SÃO PAULO – Amid a mounting immigration and housing crisis in the state of Massachussets, a Brazilian-born priest has been named a new auxiliary bishop in the Archdiocese of Boston with special responsibilities for foreign-language communities.

Father Cristiano Borro Barbosa was appointed to the role Dec. 9, and his episcopal consecration is scheduled for February.

At the moment, Massachusetts is spending roughly $45 million a month to house both homeless residents and migrants new to the state in existing shelters as well as various hotels and motels. It’s the only state in the country with a “right to shelter” law, but in mid-October Gov. Maura Healey announced that Massachusetts was running out of capacity and could not accomodate more than 7,500 families, or approximately 24,000 individuals..

RELATED: Massachusetts Catholic charities worry as shelter capacity limits loom

The Boston area in particular is one of the major centers of Brazilian immigration in the United States. While there’s no reliable census data about the community’s size, it’s estimated at around 350,000 people. The number of people of Portuguese origin is equally high, and there’s also a sizable Cape Verdean community. Portuguese is thought to be the third most spoken language in the region.

Barbosa becomes the second Brazilian-born bishop in the region after Bishop Edgar Moreira da Cunha, who’s led the Diocese of Fall River, Massachusetts, since 2014.

Barbosa was born in the city of Adamantina in São Paulo state in 1976, and studied psychology at São Paulo State University. He was heavily involved in Catholic lay movements during his university years, which is when he says he discovered his vocation for priesthood.

Barbosa then studied theology at a Jesuit college in Belo Horizonte and completed a master’s program in psychology, after which he studied philosophy. He was ordained in 2007 in the city of Bauru and obtained a scholarship to pursue graduate formation at Boston College.

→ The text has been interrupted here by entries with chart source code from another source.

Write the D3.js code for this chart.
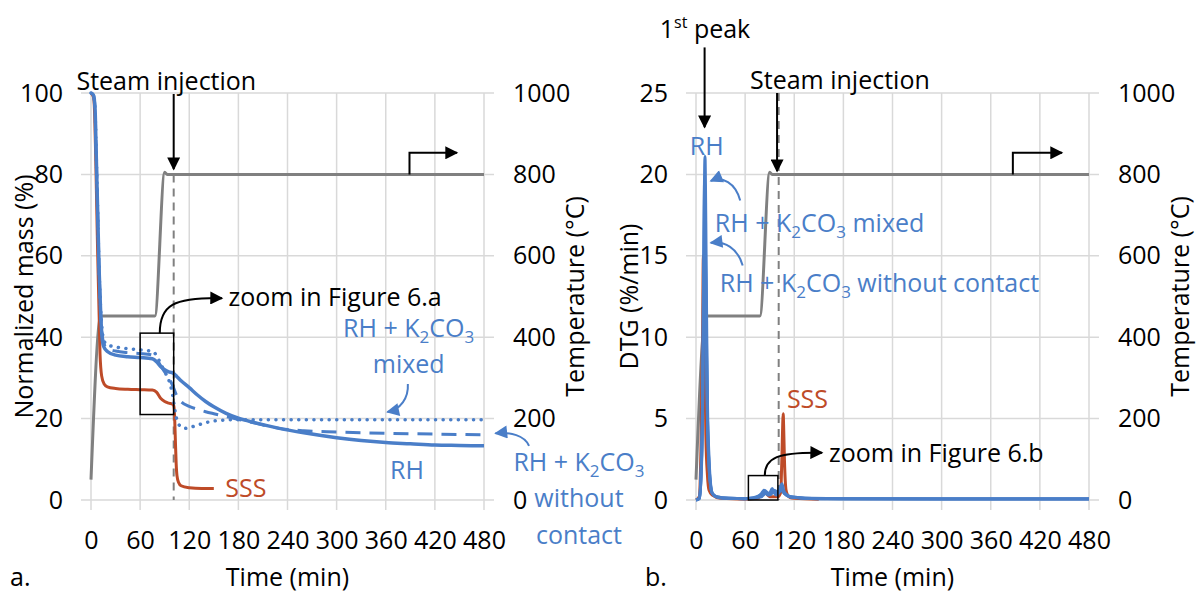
<!DOCTYPE html>
<html>
<head>
<meta charset="utf-8">
<script src="https://cdn.jsdelivr.net/npm/d3@7"></script>
<style>
body { margin: 0; background: #fff; }
svg text { font-family: "Open Sans", sans-serif; font-size: 25px; fill: #000; }
svg text.blue { fill: #4a7ec8; }
svg text.red { fill: #be4b28; }
</style>
</head>
<body>
<script>
var svgWidth = 1198, svgHeight = 594;
var W = 393, H = 407;
var blue = "#4a7ec8", red = "#be4b28", grey = "#808080", gridCol = "#d9d9d9";

// ---- data ----
var timeTicks = [0, 60, 120, 180, 240, 300, 360, 420, 480];
var massTicks = [0, 20, 40, 60, 80, 100];
var dtgTicks = [0, 5, 10, 15, 20, 25];
var tempTicks = [0, 200, 400, 600, 800, 1000];
var steamTime = 101;

var tempTime = [0, 12, 78, 90, 93, 480];
var tempVal = [50, 452, 452, 805, 800, 800];

// panel a: normalized mass (%)
var rhTime = [0, 3, 5, 6, 8, 10, 12, 14, 16, 20, 30, 45, 60, 75, 80, 85, 90, 95, 100, 105, 110, 120, 130, 140, 150, 165, 180, 200, 230, 260, 300, 330, 360, 390, 420, 450, 480];
var rhMass = [100, 99.5, 96, 88, 72, 56, 45, 39, 37.5, 36.5, 35.6, 35.2, 35, 34.7, 34, 32.8, 32, 31.5, 31.2, 30.3, 29.3, 27.6, 25.8, 24.2, 22.9, 21.3, 20.1, 19.0, 17.6, 16.5, 15.3, 14.6, 14.1, 13.8, 13.5, 13.4, 13.3];
var sepTime = [0, 3, 5, 6, 8, 10, 12, 14, 16, 20, 30, 45, 60, 75, 80, 85, 90, 95, 100, 105, 110, 120, 130, 140, 150, 165, 180, 200, 230, 260, 300, 360, 420, 480];
var sepMass = [100, 99.5, 96, 88, 72, 56, 45, 40, 38.3, 37.2, 36.6, 36.2, 36, 35.6, 34.8, 33, 31.5, 30, 28, 25.5, 24.2, 23.0, 22.3, 21.7, 21.2, 20.5, 19.8, 18.9, 17.6, 17.0, 16.7, 16.4, 16.2, 16.0];
var mixTime = [0, 3, 5, 6, 8, 10, 12, 14, 16, 20, 30, 45, 60, 75, 80, 85, 90, 95, 100, 103, 106, 110, 115, 120, 130, 140, 150, 160, 170, 220, 300, 400, 480];
var mixMass = [100, 99.5, 96, 88, 72, 56, 46, 41, 39, 38.2, 37.6, 37.2, 36.9, 36.5, 35.5, 33.5, 31.5, 29.5, 25.5, 21.5, 19, 18, 17.6, 17.8, 18.4, 19, 19.4, 19.6, 19.7, 19.7, 19.7, 19.7, 19.7];
var sssTime = [0, 3, 4, 6, 8, 10, 11, 13, 16, 20, 30, 45, 60, 75, 80, 85, 90, 95, 100, 101, 102, 103, 104, 105, 107, 110, 120, 135, 150];
var sssMass = [100, 99, 97, 82, 62, 45, 36, 30.5, 28.5, 27.8, 27.4, 27.2, 27.1, 27, 26.5, 25, 24.2, 23.8, 23.5, 23.2, 21, 15, 9, 6, 4.3, 3.5, 3.0, 2.8, 2.8];

// panel b: DTG (%/min)
var rhDtgTime = [0, 4, 6, 8, 9, 10, 11, 12, 13, 14, 16, 18, 20, 25, 30, 40, 60, 70, 75, 80, 83, 86, 88, 90, 93, 95, 98, 100, 103, 105, 107, 110, 115, 120, 140, 180, 240, 300, 360, 420, 480];
var rhDtg = [0, 0.1, 1.5, 6, 12, 18, 21.1, 17, 11, 6, 2.5, 0.9, 0.4, 0.2, 0.12, 0.1, 0.08, 0.1, 0.2, 0.4, 0.6, 0.5, 0.3, 0.4, 0.7, 0.5, 0.3, 0.4, 0.8, 1.0, 0.6, 0.35, 0.2, 0.15, 0.1, 0.08, 0.08, 0.08, 0.08, 0.08, 0.08];
var mixDtgTime = [0, 4, 6, 8, 9, 10, 10.5, 11.5, 12.5, 14, 16, 18, 20, 25, 40, 60, 80, 85, 90, 95, 100, 104, 108, 115, 150, 480];
var mixDtg = [0, 0.1, 1.3, 6, 12, 17.5, 19.6, 16, 10, 5, 2, 0.8, 0.4, 0.2, 0.1, 0.08, 0.3, 0.5, 0.4, 0.6, 0.5, 0.7, 0.4, 0.2, 0.08, 0.06];
var sepDtgTime = [0, 4, 6, 8, 9, 10, 11, 12, 13, 14, 16, 18, 20, 25, 40, 60, 80, 85, 90, 95, 100, 104, 108, 115, 150, 480];
var sepDtg = [0, 0.1, 1.2, 5, 10, 14, 15.8, 13, 9, 5, 2, 0.8, 0.4, 0.2, 0.1, 0.08, 0.2, 0.4, 0.3, 0.5, 0.4, 0.6, 0.4, 0.2, 0.08, 0.06];
var sssDtgTime = [0, 4, 6, 8, 9, 10, 11, 12, 14, 16, 20, 30, 60, 75, 80, 85, 90, 100, 103, 104, 105, 106, 106.5, 107, 108, 109, 110, 112, 115, 120, 150];
var sssDtg = [0, 0.2, 3, 10, 15, 13, 8, 4, 1.5, 0.6, 0.3, 0.1, 0.05, 0.1, 0.3, 0.4, 0.2, 0.2, 0.4, 1, 2.8, 4.8, 5.3, 4.6, 2.5, 1.2, 0.6, 0.3, 0.15, 0.1, 0.05];

// ---- drawing ----
var svg = d3.select("body").append("svg").attr("width", svgWidth).attr("height", svgHeight);
var defs = svg.append("defs");
function marker(id, color) {
  defs.append("marker").attr("id", id).attr("viewBox", "0 0 10 10")
    .attr("refX", 9).attr("refY", 5).attr("markerWidth", 14).attr("markerHeight", 13)
    .attr("markerUnits", "userSpaceOnUse").attr("orient", "auto")
    .append("path").attr("d", "M0,0L10,5L0,10z").attr("fill", color);
}
marker("arrK", "#000");
marker("arrB", blue);

function panel(left, yMax, yTicks, yTitle, tag, tagX) {
  var g = svg.append("g").attr("transform", `translate(${left},93)`);
  var x = d3.scaleLinear().domain([0, 480]).range([0, W]);
  var y = d3.scaleLinear().domain([0, yMax]).range([H, 0]);
  var yT = d3.scaleLinear().domain([0, 1000]).range([H, 0]);
  g.selectAll(".vg").data(timeTicks).enter().append("line").attr("class", "vg")
    .attr("x1", d => x(d)).attr("x2", d => x(d)).attr("y1", 0).attr("y2", H + 10)
    .attr("stroke", gridCol).attr("stroke-width", 1.5);
  g.selectAll(".hg").data(yTicks).enter().append("line").attr("class", "hg")
    .attr("x1", -10).attr("x2", W + 10).attr("y1", d => y(d)).attr("y2", d => y(d))
    .attr("stroke", gridCol).attr("stroke-width", 1.5);
  g.append("g").attr("transform", `translate(0,${H})`)
    .call(d3.axisBottom(x).tickValues(timeTicks).tickSize(0).tickPadding(31))
    .call(a => a.select(".domain").remove());
  g.append("g").call(d3.axisLeft(y).tickValues(yTicks).tickSize(0).tickPadding(28))
    .call(a => a.select(".domain").remove());
  g.append("g").attr("transform", `translate(${W},0)`)
    .call(d3.axisRight(yT).tickValues(tempTicks).tickFormat(d3.format("d")).tickSize(0).tickPadding(29))
    .call(a => a.select(".domain").remove());
  g.append("text").attr("transform", `translate(-67,${H / 2}) rotate(-90)`)
    .attr("text-anchor", "middle").attr("dy", "0.35em").text(yTitle);
  g.append("text").attr("transform", `translate(484,${H / 2}) rotate(-90)`)
    .attr("text-anchor", "middle").attr("dy", "0.35em").text("Temperature (°C)");
  g.append("text").attr("x", W / 2).attr("y", H + 77).attr("dy", "0.35em")
    .attr("text-anchor", "middle").text("Time (min)");
  g.append("text").attr("x", tagX).attr("y", H + 77).attr("dy", "0.35em").text(tag);
  return {g: g, x: x, y: y, yT: yT};
}

function series(p, ys, times, vals, color, width, dash) {
  var line = d3.line().x(d => p.x(d[0])).y(d => ys(d[1])).curve(d3.curveMonotoneX);
  var path = p.g.append("path").datum(d3.zip(times, vals)).attr("d", line)
    .attr("fill", "none").attr("stroke", color).attr("stroke-width", width)
    .attr("stroke-linejoin", "round");
  if (dash) path.attr("stroke-dasharray", dash);
  if (dash === "0.1,7.5") path.attr("stroke-linecap", "round");
  return path;
}

function arrow(p, d, color, id) {
  p.g.append("path").attr("d", d).attr("fill", "none").attr("stroke", color)
    .attr("stroke-width", 2).attr("marker-end", `url(#${id})`);
}

function k2co3(t, suffix) {
  t.append("tspan").text("RH + K");
  t.append("tspan").attr("dy", 6).attr("font-size", "17px").text("2");
  t.append("tspan").attr("dy", -6).text("CO");
  t.append("tspan").attr("dy", 6).attr("font-size", "17px").text("3");
  if (suffix) t.append("tspan").attr("dy", -6).text(suffix);
}

function label(p, x, y, txt, cls, anchor) {
  return p.g.append("text").attr("x", x).attr("y", y).attr("class", cls || null)
    .attr("text-anchor", anchor || "start").text(txt);
}

// ===== panel a =====
var a = panel(91, 100, massTicks, "Normalized mass (%)", "a.", -81);
series(a, a.yT, tempTime, tempVal, grey, 3);
a.g.append("path").attr("d", `M${a.x(steamTime)},${a.y(80)}V${a.y(0)}`)
  .attr("stroke", grey).attr("stroke-width", 2).attr("stroke-dasharray", "8,6");
series(a, a.y, sssTime, sssMass, red, 3);
series(a, a.y, mixTime, mixMass, blue, 3.5, "0.1,7.5");
series(a, a.y, sepTime, sepMass, blue, 3, "15,9");
series(a, a.y, rhTime, rhMass, blue, 3.5);

a.g.append("rect").attr("x", a.x(60)).attr("y", a.y(41))
  .attr("width", a.x(101) - a.x(60)).attr("height", a.y(21) - a.y(41))
  .attr("fill", "none").attr("stroke", "#000").attr("stroke-width", 1.5);
arrow(a, `M${a.x(84)},${a.y(41)}C${a.x(84)},${a.y(47.8)} ${a.x(100)},${a.y(49.8)} ${a.x(160)},${a.y(49.6)}`, "#000", "arrK");
label(a, a.x(168), a.y(47.7), "zoom in Figure 6.a");

label(a, a.x(92), a.y(100) - 3, "Steam injection", null, "middle");
arrow(a, `M${a.x(steamTime)},${a.y(100) + 1}V${a.y(81.3)}`, "#000", "arrK");
arrow(a, `M${a.x(389)},${a.yT(800)}V${a.yT(853)}H${a.x(447)}`, "#000", "arrK");

k2co3(label(a, a.x(388), a.y(40), "", "blue", "middle"));
label(a, a.x(388), a.y(31.2), "mixed", "blue", "middle");
arrow(a, `M${a.x(387)},${a.y(28.5)}C${a.x(388)},${a.y(25)} ${a.x(378)},${a.y(22.3)} ${a.x(362)},${a.y(21.6)}`, blue, "arrB");
label(a, a.x(386), a.y(5.2), "RH", "blue", "middle");
k2co3(label(a, a.x(596), a.y(7.1), "", "blue", "middle"));
label(a, a.x(596), a.y(-1.7), "without", "blue", "middle");
label(a, a.x(596), a.y(-10.8), "contact", "blue", "middle");
arrow(a, `M${a.x(535)},${a.y(13.3)}C${a.x(530)},${a.y(15.8)} ${a.x(512)},${a.y(16.8)} ${a.x(494)},${a.y(16.4)}`, blue, "arrB");
label(a, a.x(164), a.y(0.7), "SSS", "red");

// ===== panel b =====
var b = panel(696, 25, dtgTicks, "DTG (%/min)", "b.", -51);
series(b, b.yT, tempTime, tempVal, grey, 3);
b.g.append("path").attr("d", `M${b.x(steamTime)},${b.y(25)}V${b.y(0)}`)
  .attr("stroke", grey).attr("stroke-width", 2).attr("stroke-dasharray", "8,6");
series(b, b.y, sssDtgTime, sssDtg, red, 3);
series(b, b.y, sepDtgTime, sepDtg, blue, 3);
series(b, b.y, mixDtgTime, mixDtg, blue, 3);
series(b, b.y, rhDtgTime, rhDtg, blue, 3);

b.g.append("rect").attr("x", b.x(64)).attr("y", b.y(1.5))
  .attr("width", b.x(100) - b.x(64)).attr("height", b.y(0) - b.y(1.5))
  .attr("fill", "none").attr("stroke", "#000").attr("stroke-width", 1.5);
arrow(b, `M${b.x(84)},${b.y(1.5)}C${b.x(84)},${b.y(2.6)} ${b.x(100)},${b.y(2.95)} ${b.x(154)},${b.y(2.9)}`, "#000", "arrK");
label(b, b.x(162.5), b.y(2.34), "zoom in Figure 6.b");

var pk = label(b, b.x(11), b.y(28.4), "1", null, "middle");
pk.append("tspan").attr("dy", -10).attr("font-size", "16px").text("st");
pk.append("tspan").attr("dy", 10).text(" peak");
arrow(b, `M${b.x(10.5)},${b.y(27.8)}V${b.y(22.9)}`, "#000", "arrK");
label(b, b.x(13), b.y(21.2), "RH", "blue", "middle");

label(b, b.x(66), b.y(25.25), "Steam injection");
arrow(b, `M${b.x(99)},${b.y(25)}V${b.y(20.2)}`, "#000", "arrK");
arrow(b, `M${b.x(387)},${b.yT(800)}V${b.yT(853)}H${b.x(447)}`, "#000", "arrK");

k2co3(label(b, b.x(23), b.y(16.45), "", "blue"), " mixed");
k2co3(label(b, b.x(29), b.y(12.75), "", "blue"), " without contact");
arrow(b, `M${b.x(54)},${b.y(18.4)}C${b.x(48)},${b.y(19.5)} ${b.x(32)},${b.y(19.9)} ${b.x(18)},${b.y(19.6)}`, blue, "arrB");
arrow(b, `M${b.x(57)},${b.y(14.4)}C${b.x(51)},${b.y(15.5)} ${b.x(35)},${b.y(15.9)} ${b.x(18)},${b.y(15.8)}`, blue, "arrB");
label(b, b.x(111), b.y(5.67), "SSS", "red");
</script>
</body>
</html>
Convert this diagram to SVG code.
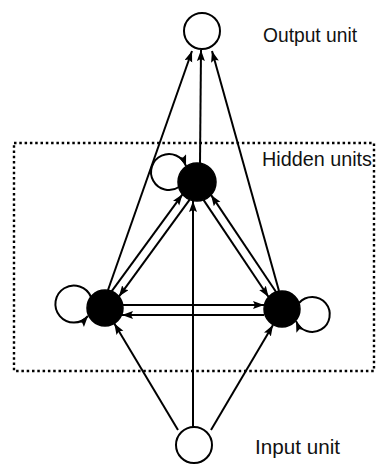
<svg xmlns="http://www.w3.org/2000/svg" width="377" height="464" viewBox="0 0 377 464">
<style>
.edge{fill:none;stroke:#000;stroke-width:2;marker-end:url(#ah)}
.open{fill:#fff;stroke:#000;stroke-width:2}
.hid{fill:#000;stroke:#000;stroke-width:1.5}
.lbl{font-family:"Liberation Sans",Arial,sans-serif;font-size:20px;fill:#111}
</style>
<defs>
<marker id="ah" markerUnits="userSpaceOnUse" markerWidth="13" markerHeight="9" refX="11" refY="4" orient="auto">
<path d="M0,0 L11,4 L0,8 L2,4 Z" fill="#000"/>
</marker>
</defs>
<rect x="14" y="143" width="360" height="228" fill="none" stroke="#000" stroke-width="2.4" stroke-dasharray="2.5,2.8"/>
<g id="connectors">
<path class="edge" d="M108,290 L192,51"/>
<path class="edge" d="M200,163 L201,50"/>
<path class="edge" d="M279,291 L212,51"/>
<path class="edge" d="M111.6,291.3 L182.5,194.3"/>
<path class="edge" d="M189.7,199.6 L118.9,296.6"/>
<path class="edge" d="M203.5,199.9 L268.6,297"/>
<path class="edge" d="M276.1,292 L211,194.9"/>
<path class="edge" d="M123,305 L264,305"/>
<path class="edge" d="M264,315 L122,315"/>
<path class="edge" d="M193,427 L193,201"/>
<path class="edge" d="M178,430 L114.3,323.4"/>
<path class="edge" d="M211,430 L273,325"/>
<path class="edge" d="M179,187 A18,18 0 1 1 186,166"/>
<path class="edge" d="M91,297 A18.5,18.5 0 1 0 88,316"/>
<path class="edge" d="M299,303 A17.5,17.5 0 1 1 296,321"/>
</g>
<g id="output"><circle class="open" cx="202" cy="31" r="18"/></g>
<g id="hidden-top"><circle class="hid" cx="197" cy="182" r="19"/></g>
<g id="hidden-left"><circle class="hid" cx="105" cy="308" r="18"/></g>
<g id="hidden-right"><circle class="hid" cx="282" cy="309" r="18"/></g>
<g id="input"><circle class="open" cx="194" cy="445" r="18"/></g>
<text class="lbl" x="263" y="42" textLength="94" lengthAdjust="spacingAndGlyphs">Output unit</text>
<text class="lbl" x="262" y="166" textLength="110" lengthAdjust="spacingAndGlyphs">Hidden units</text>
<text class="lbl" x="255" y="454" textLength="85" lengthAdjust="spacingAndGlyphs">Input unit</text>
</svg>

“I completed a master’s program and a PhD in canonical theology. At the same time, I began working with Brazilian communities, both in Massachusetts and New Hampshire,” he told Crux.

At that point, he said, Cardinal Sean O’Malley of Boston, a longtime advocate for immigrants, suggested he stay on.

“I had to make a discernment,” Barbosa said. “I had already been out of Brazil for many years, but at the same time I saw a growing need in Boston.”

He ended up being incardinated in Boston and began teaching pastoral psychology at the seminary.

Earlier this year, in May, Barbosa left the seminary and became the episcopal vicar of the archidocese’s central area, which comprises Boston and nearby cities such as Cambridge and Brookline. He’s also the secretary of evangelization, discipleship, and pastoral planning, coordinating several activities and services involved in the parishes’ daily life.

One of the areas Barbosa supervises concerns cultural diversity and work with immigrant communities.

“This area has many immigrants and refugees, especially in poor neighborhoods. There are Hispanics, Haitians, Africans, Asians, and many Brazilians. Planning the work with them is part of our office’s assignments,” he said.

Barbosa described the challenges involved in accompanying those communities. First-generation immigrants often only speak and pray in their native languages. At the same time, they bring with them their own church culture. Mediating such elements has fundamental importance for church work.

In the personal dimension, refugees and immigrants face several difficulties that need to be addressed by their ministers.

“Those people lose their relatives in their original countries and can’t say goodbye, going through extended mourning periods,” he said.

A mounting influx of immigrants and refugees to Massachusetts creates special challenges, Barbosa said.

“A few weeks ago, shelters reached full capacity and people had to be placed in hotels. There are 24,000 people in that situation now,” he said.

The Scalabrinian priests run welcome centers for the newcomers and the Catholic Charities give them support on different levels, he said. Volunteers of the archdiocese conduct pastoral work with those communities, but more people are needed on that front.

“Cardinal O’Malley has been making continuous efforts to pressure the government for policies for the immigrants, including the concession of work permits,” Barbosa said.

Even for well-established immigrants living in the Boston area has not been easy. Over the past few years, the archdiocese has noticed that some communities, including the Brazilian ones, have been moving to further districts within a 50-mile radius due to the escalating housing prices.

“There are 15 parishes with active Brazilian communities, but their configuration has been changing lately,” Barbosa said.

In such a multicultural reality, the work of the Church must be seen in its missionary dimension, the bishop-elect said.

“We can’t think about Catholicism like we used to do decades ago. We’re dealing with an unstable reality and we have to take the Gospel everywhere in order to make our Lord known. We have to understand that we’re missionaries,” he said.